Spirit Airlines has filed for bankruptcy and is preparing to halt operations entirely, becoming the first US carrier to partially collapse under the impact of surging jet fuel prices tied to the Iran war, according to sources cited by Reuters.
The airline is expected to suspend flights after management failed to secure a last-minute rescue deal, marking a dramatic downturn for a carrier that once accounted for roughly 5 percent of domestic US flights and played a key role in keeping ticket prices low.
Efforts to save the company faltered despite a proposed financial support package of up to $500 million put forward by the administration of Donald Trump. The plan reportedly faced resistance from some advisers and Republican lawmakers in Congress, ultimately preventing a bailout agreement.

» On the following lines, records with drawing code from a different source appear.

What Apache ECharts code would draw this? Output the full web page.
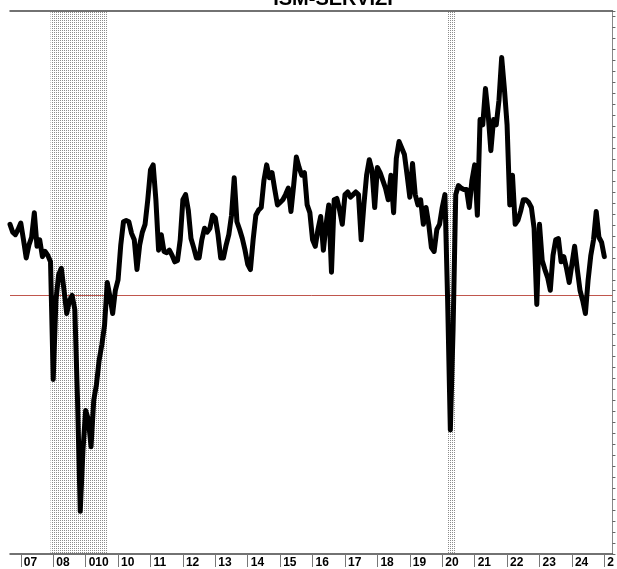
<!DOCTYPE html>
<html>
<head>
<meta charset="utf-8">
<script src="https://cdn.jsdelivr.net/npm/echarts@6/dist/echarts.min.js"></script>
<style>
  html, body { margin: 0; padding: 0; background: #fff; }
  #chart { width: 617px; height: 569px; }
</style>
</head>
<body>
<div id="chart"></div>
<script>
  // monthly index, Sep 2006 .. Jan 2025
  const v2006 = [55.5, 54.9, 54.7, 55.1]
  const v2007 = [55.6, 54.3, 52.9, 53.9, 54.5, 56.4, 53.8, 54.3, 53.0, 53.4, 53.1, 52.6]
  const v2008 = [43.5, 49.6, 51.6, 52.1, 50.4, 48.6, 49.6, 50.0, 48.9, 41.9, 33.3, 38.0]
  const v2009 = [41.1, 40.4, 38.3, 41.9, 43.1, 45.0, 46.2, 47.7, 51.0, 49.9, 48.6, 50.4]
  const v2010 = [51.2, 53.9, 55.7, 55.8, 55.7, 54.8, 54.3, 52.0, 53.9, 54.9, 55.5, 57.4]
  const v2011 = [59.7, 60.1, 57.4, 53.5, 54.7, 53.4, 53.3, 53.5, 53.1, 52.6, 52.7, 54.3]
  const v2012 = [57.4, 57.8, 56.6, 54.4, 53.7, 52.9, 52.9, 54.3, 55.2, 54.9, 55.2, 56.2]
  const v2013 = [56.0, 54.7, 52.9, 52.9, 53.9, 54.7, 56.2, 59.1, 55.7, 55.1, 54.4, 53.5]
  const v2014 = [52.4, 52.0, 54.3, 56.2, 56.6, 56.8, 58.9, 60.1, 59.1, 59.5, 58.2, 57.0]
  const v2015 = [57.2, 57.4, 57.8, 58.3, 56.5, 58.5, 60.7, 59.9, 59.3, 59.5, 57.0, 56.4]
  const v2016 = [54.3, 53.8, 55.1, 56.1, 53.5, 55.5, 57.0, 51.8, 57.4, 57.5, 56.6, 55.5]
  const v2017 = [57.8, 58.0, 57.6, 57.8, 58.0, 57.8, 54.3, 57.0, 59.3, 60.5, 59.7, 56.8]
  const v2018 = [59.9, 59.5, 58.9, 58.3, 57.4, 59.3, 56.4, 60.6, 61.9, 61.4, 60.9, 59.3]
  const v2019 = [57.6, 60.2, 57.8, 57.0, 57.4, 55.5, 56.8, 55.5, 53.7, 53.4, 55.1, 55.5]
  const v2020 = [56.8, 57.8, 49.6, 39.6, 47.3, 57.8, 58.5, 58.3, 58.2, 58.2, 56.8, 58.9]
  const v2021 = [60.1, 56.2, 63.6, 63.2, 66.0, 64.0, 61.2, 63.6, 63.2, 65.1, 68.4, 66.0]
  const v2022 = [63.2, 57.0, 59.3, 55.5, 55.8, 56.5, 57.4, 57.4, 57.2, 56.8, 55.2, 49.3]
  const v2023 = [55.5, 52.7, 52.0, 51.4, 50.4, 53.1, 54.3, 54.4, 52.6, 53.0, 52.1, 51.0]
  const v2024 = [52.4, 53.8, 52.0, 50.4, 49.6, 48.6, 51.2, 53.1, 54.3, 56.5, 54.5, 54.1]
  const v2025 = [53.0]

  const yearLabels = ['07', '08', '010', '10', '11', '12', '13', '14', '15', '16',
    '17', '18', '19', '20', '21', '22', '23', '24', '2']
  const recessions = [['2007-12', '2009-09'], ['2020-03', '2020-06']]
  const threshold = 50

  const series = [].concat(v2006, v2007, v2008, v2009, v2010, v2011, v2012, v2013,
    v2014, v2015, v2016, v2017, v2018, v2019, v2020, v2021, v2022, v2023, v2024, v2025)

  // month categories Sep 2006 .. Apr 2025
  const months = []
  for (let y = 2006, m = 9; y < 2025 || (y === 2025 && m <= 4); m++) {
    if (m > 12) { m = 1; y++ }
    if (y === 2025 && m > 4) break
    months.push(y + '-' + (m < 10 ? '0' + m : m))
  }

  const isJan = (i, v) => v.slice(5) === '01'

  // dotted fill for the shaded periods
  const pat = document.createElement('canvas')
  pat.width = 2
  pat.height = 2
  const pc = pat.getContext('2d')
  pc.fillStyle = '#8c8c8c'
  pc.fillRect(0, 0, 1, 1)

  const chart = echarts.init(document.getElementById('chart'), null, { renderer: 'canvas' })
  chart.setOption({
    animation: false,
    backgroundColor: '#fff',
    textStyle: { fontFamily: 'Liberation Sans, Arial, sans-serif' },
    graphic: [{
      type: 'text',
      z: 10,
      style: {
        text: 'ISM-SERVIZI',
        x: 333,
        y: 9,
        textAlign: 'center',
        textVerticalAlign: 'bottom',
        fontSize: 20,
        fontWeight: 'bold',
        fontFamily: 'Liberation Sans, Arial, sans-serif',
        fill: '#000'
      }
    }],
    grid: { left: 10, right: 3, top: 11, bottom: 13, containLabel: false },
    xAxis: [{
      type: 'category',
      data: months,
      boundaryGap: false,
      axisLine: { lineStyle: { color: '#444', width: 1.5 } },
      axisTick: { interval: isJan, length: 13, lineStyle: { color: '#777' } },
      axisLabel: {
        interval: isJan,
        align: 'left',
        margin: 3,
        padding: [0, 0, 0, 3],
        fontSize: 12,
        fontWeight: 'bold',
        color: '#000',
        formatter: v => yearLabels[+v.slice(0, 4) - 2007]
      },
      splitLine: { show: false }
    }, {
      type: 'category',
      data: months,
      position: 'top',
      boundaryGap: false,
      axisLine: { lineStyle: { color: '#444', width: 1.5 } },
      axisTick: { show: false },
      axisLabel: { show: false }
    }],
    yAxis: [{
      type: 'value',
      min: 30,
      max: 72,
      show: false
    }, {
      type: 'value',
      position: 'right',
      min: 0,
      max: 49.5,
      interval: 1,
      axisLine: { show: true, lineStyle: { color: '#888', width: 1 } },
      axisTick: { show: true, length: 3, lineStyle: { color: '#666' } },
      axisLabel: { show: false },
      splitLine: { show: false }
    }],
    series: [{
      type: 'line',
      data: series,
      symbol: 'none',
      z: 5,
      lineStyle: { color: '#000', width: 5, join: 'round', cap: 'round' },
      markLine: {
        silent: true,
        symbol: 'none',
        label: { show: false },
        emphasis: { disabled: true },
        lineStyle: { color: '#c0564d', width: 1, type: 'solid', opacity: 1 },
        data: [{ yAxis: threshold, lineStyle: { color: '#c0564d' } }]
      },
      markArea: {
        silent: true,
        itemStyle: { color: { image: pat, repeat: 'repeat' } },
        data: recessions.map(r => [{ xAxis: r[0] }, { xAxis: r[1] }])
      }
    }]
  })
</script>
</body>
</html>
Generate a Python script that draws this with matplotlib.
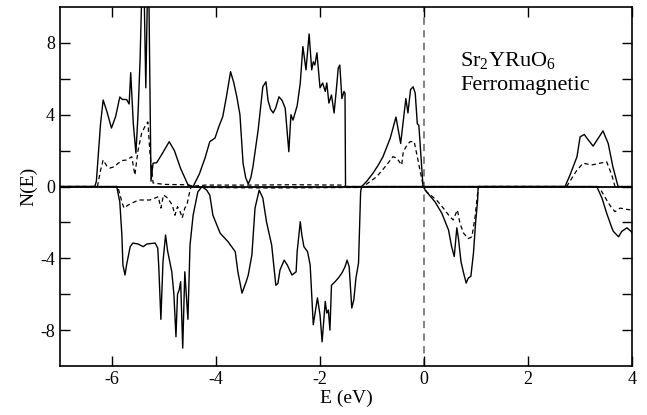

The collapse is set to have far-reaching consequences across the US aviation market. Thousands of jobs are at risk, while millions of passengers may face disruption and limited rebooking options. Analysts warn that reduced capacity could drive ticket prices higher as competition declines.
In response, the White House has initiated talks with major airlines to help absorb affected passengers.
Carriers including United Airlines, American Airlines, and JetBlue Airways have indicated a willingness to provide partial support to stranded customers.
US Transportation Secretary Sean Duffy said efforts were made to find a buyer for Spirit Airlines, but no company expressed interest in acquiring the struggling carrier.
President Trump confirmed that a final proposal had been presented to the airline and its creditors, while officials continue to coordinate with other carriers to manage the fallout from the shutdown.